Application logging. Have you ever had to choose between detailled logging or performance? Where you on one side wanted to log something on a certain level of detail while you knew that this would have an enormous impact on the performance of your application? This is exactly the situation I was in while working on some high-load services at Twyp.
Always the dilemma, should I log this on DEBUG or INFO?
When you are working on your application you have to take into account that this code is going to be running somewhere soon. Someone (preferably you yourself) will be maintaining this code. If you have ever had to analyse some incident and you found that the logs were not of use at all, you will know the pain.
Luckily there are some people that wrote tips on how you can write proper log statements. But keep in mind that the only thing that counts, is the value of the logs to the person or system reading them. If you ever maintained a production application you will know what I am talking about. Applications are logging errors and warnings but you simply don’t understand what exactly caused this error as you are missing vital parts of the context. So, the answer would be to simply enable debug logging, right? Unfortunately it isn’t that simple.
Enabling debug logging has two major drawbacks
- Debug logging usually contains more sensitive information about operations. You simply don’t want to be logging that someone specific is making a transaction with some sensitive description… (I leave those up for your imagination)

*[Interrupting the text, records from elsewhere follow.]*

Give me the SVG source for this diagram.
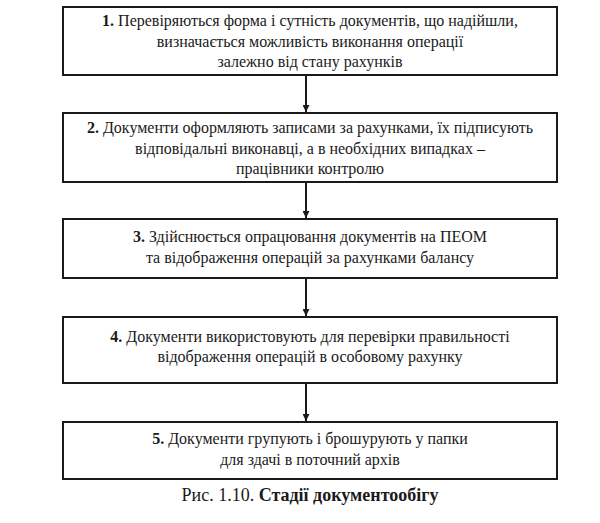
<svg xmlns="http://www.w3.org/2000/svg" width="600" height="523" viewBox="0 0 600 523">
<style>
.box{fill:#fff;stroke:#1a1a1a;stroke-width:2}
.t{font-family:"Times New Roman","Liberation Serif","Noto Serif","DejaVu Serif",Georgia,serif;font-size:16px;fill:#1a1a1a;text-anchor:middle}
.b{font-weight:bold}
.con{stroke:#1a1a1a;stroke-width:2;fill:none}
.cap{font-family:"Times New Roman","Liberation Serif","Noto Serif","DejaVu Serif",Georgia,serif;font-size:18px;fill:#1a1a1a;text-anchor:middle}
</style>
<defs>
<marker id="ah" viewBox="0 0 8 8" refX="8" refY="4" markerWidth="3.5" markerHeight="3.5" markerUnits="strokeWidth" orient="auto">
<path d="M0,0 L8,4 L0,8 z" fill="#1a1a1a"/>
</marker>
</defs>
<rect width="600" height="523" fill="#fff"/>
<g id="connectors">
<line class="con" x1="306" y1="75" x2="306" y2="112" marker-end="url(#ah)"/>
<line class="con" x1="306" y1="182" x2="306" y2="218" marker-end="url(#ah)"/>
<line class="con" x1="306" y1="278" x2="306" y2="316" marker-end="url(#ah)"/>
<line class="con" x1="306" y1="383" x2="306" y2="421" marker-end="url(#ah)"/>
</g>
<g id="node1">
<rect class="box" x="63" y="7" width="494" height="68"/>
<text class="t" x="310" y="26"><tspan class="b">1.</tspan> Перевіряються форма і сутність документів, що надійшли,</text>
<text class="t" x="310" y="47">визначається можливість виконання операції</text>
<text class="t" x="310" y="67">залежно від стану рахунків</text>
</g>
<g id="node2">
<rect class="box" x="63" y="113" width="494" height="69"/>
<text class="t" x="310" y="133"><tspan class="b">2.</tspan> Документи оформляють записами за рахунками, їх підписують</text>
<text class="t" x="310" y="154">відповідальні виконавці, а в необхідних випадках –</text>
<text class="t" x="310" y="174">працівники контролю</text>
</g>
<g id="node3">
<rect class="box" x="63" y="219" width="494" height="59"/>
<text class="t" x="310" y="242"><tspan class="b">3.</tspan> Здійснюється опрацювання документів на ПЕОМ</text>
<text class="t" x="310" y="263">та відображення операцій за рахунками балансу</text>
</g>
<g id="node4">
<rect class="box" x="63" y="317" width="494" height="66"/>
<text class="t" x="310" y="342"><tspan class="b">4.</tspan> Документи використовують для перевірки правильності</text>
<text class="t" x="310" y="362">відображення операцій в особовому рахунку</text>
</g>
<g id="node5">
<rect class="box" x="63" y="422" width="494" height="57"/>
<text class="t" x="310" y="444"><tspan class="b">5.</tspan> Документи групують і брошурують у папки</text>
<text class="t" x="310" y="465">для здачі в поточний архів</text>
</g>
<g id="caption">
<text class="cap" x="310" y="501">Рис. 1.10. <tspan font-weight="bold">Стадії документообігу</tspan></text>
</g>
</svg>
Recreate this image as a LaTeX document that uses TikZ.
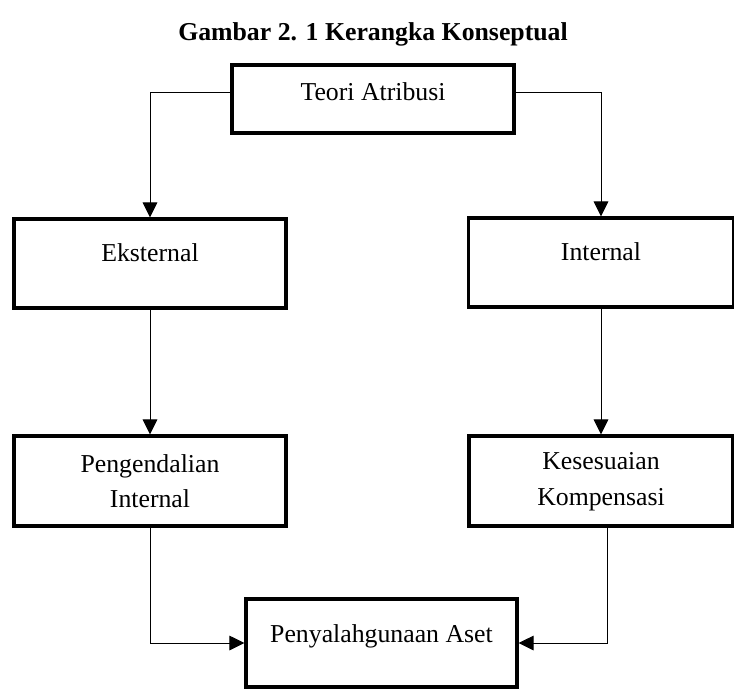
\documentclass[tikz,border=0pt]{standalone}
\usepackage{fontspec}
\setmainfont{Liberation Serif}
\usetikzlibrary{arrows.meta}

\begin{document}
\begin{tikzpicture}[x=0.3mm, y=-0.3mm,
    every node/.style={font=\fontsize{22}{30}\selectfont},
    kotak/.style={draw, line width=2.8pt, inner sep=0pt, align=center},
    naik/.style={text height=5.5mm, text depth=#1},
    panah/.style={-{Triangle[length=4.5mm, width=4.4mm]}, line width=0.8pt}]
    \useasboundingbox (0,0) rectangle (734,688);

    % Judul
    \node[font=\fontsize{22}{26}\selectfont\bfseries] (judul) at (373,34.5) {Gambar 2. 1 Kerangka Konseptual};

    % Kotak
    \node[kotak, naik=4.8mm, minimum width=84.6mm, minimum height=20.4mm] (teori) at (373,99) {Teori Atribusi};
    \node[kotak, naik=6.6mm, minimum width=81.6mm, minimum height=26.7mm] (eks) at (150,263.5) {Eksternal};
    \node[kotak, naik=6.6mm, minimum width=79.5mm, minimum height=26.7mm] (int) at (601,262.5) {Internal};
    \node[kotak, minimum width=81.6mm, minimum height=27mm] (peng) at (150,481) {Pengendalian\\Internal};
    \node[kotak, text depth=1.2mm, minimum width=79.2mm, minimum height=27mm] (kes) at (601,481) {Kesesuaian\\Kompensasi};
    \node[kotak, naik=6mm, minimum width=81.3mm, minimum height=26.4mm] (pen) at (381.5,643) {Penyalahgunaan Aset};

    % Panah
    \draw[panah] ([yshift=2.1mm]teori.west) -| (eks.north);
    \draw[panah] ([yshift=2.1mm]teori.east) -| (int.north);
    \draw[panah] (eks.south) -- (peng.north);
    \draw[panah] (int.south) -- (kes.north);
    \draw[panah] (peng.south) |- (pen.west);
    \draw[panah] ([xshift=2mm]kes.south) |- (pen.east);
\end{tikzpicture}
\end{document}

- Developers tend to write a lot of debug statements. Imagine 12 debug statements per service request times 100,000 requests / min. Within the hour you’ll have 72 million log statements.
And aside from these issues, you should also ask yourself, is all this information useful? 99% of the time you will not need this kind of detail, especially in the cases where everything is running just fine.
At Twyp we were struggling with this dilemma. Initially we decided to optimise debug logging in the code and then turn it on on production. This was a huge help to our operations people as they finally had all the information about a problem that they needed. But we also noticed that our services started to slow down more and more.
Before you read on, I need to warn you that this blog post is about applicative logging. You should never optimise audit- or security logging to the point that you may lose data!
Logging using the contextual-logbuffer
So we need to find a way to achieve the following goal:
Only log relevant log statements that can help to resolve problems.
This is exactly what the contextual-logbuffer provides. You could best describe the contextual-logbuffer in the following way:
A contextual logbuffer is an interceptor running in your log framework that buffers parts of your logs and only flushes this buffer when there is an event that requires previous or future logging to be flushed to disk.
The contextual logbuffer works based on a FIFO buffer. It stores all log messages within a certain range (e.g. DEBUG up until INFO). Only whenever a configurable threshold is reached will the buffer flushed to disk. This threshold normally is any log message of a certain log level, usually this would be WARN. This means that all DEBUG and INFO log messages are buffered until a WARN or higher is triggered. If your application is never generating warnings or errors then your application will not log anything anymore, as the buffer is never flushed.
A picture says more than 1,000 words, so to put this into perspective check out the diagram below.
This mechanism provides a way to always have logging available on the level you need while it prevents the performance hit of logging all log messages. There is one drawback to note though. Sometimes it can be very useful to have logging available in cases where there was no fault in the system. A typical example could be a customer complaining about a certain issue. If there was no warning or error for that specific scenario, you will not find any logs to help you with the customer complaint. In this case I would recommend you to fall back on your audit logs, which at least should be able to provide you with some evidence.
I have built a reference implementation of this system using Logback. A closely related implementation is currently being used in production for some of my projects.
How do others handle this problem?
Every major project at a certain point will face this issue. Especially products like Facebook, Netflix and Ebay will have an enormous amount of logs. To be honest, I can’t even imagine how these guys manage this.
Google however published a paper on this subject. I am mentioning this specifically because Google has a whole different approach. I recommend to spend some time to read the great summary of Adrian Colyer. Paper: Dapper, A Large Scale Distributed Systems Tracing Infrastructure.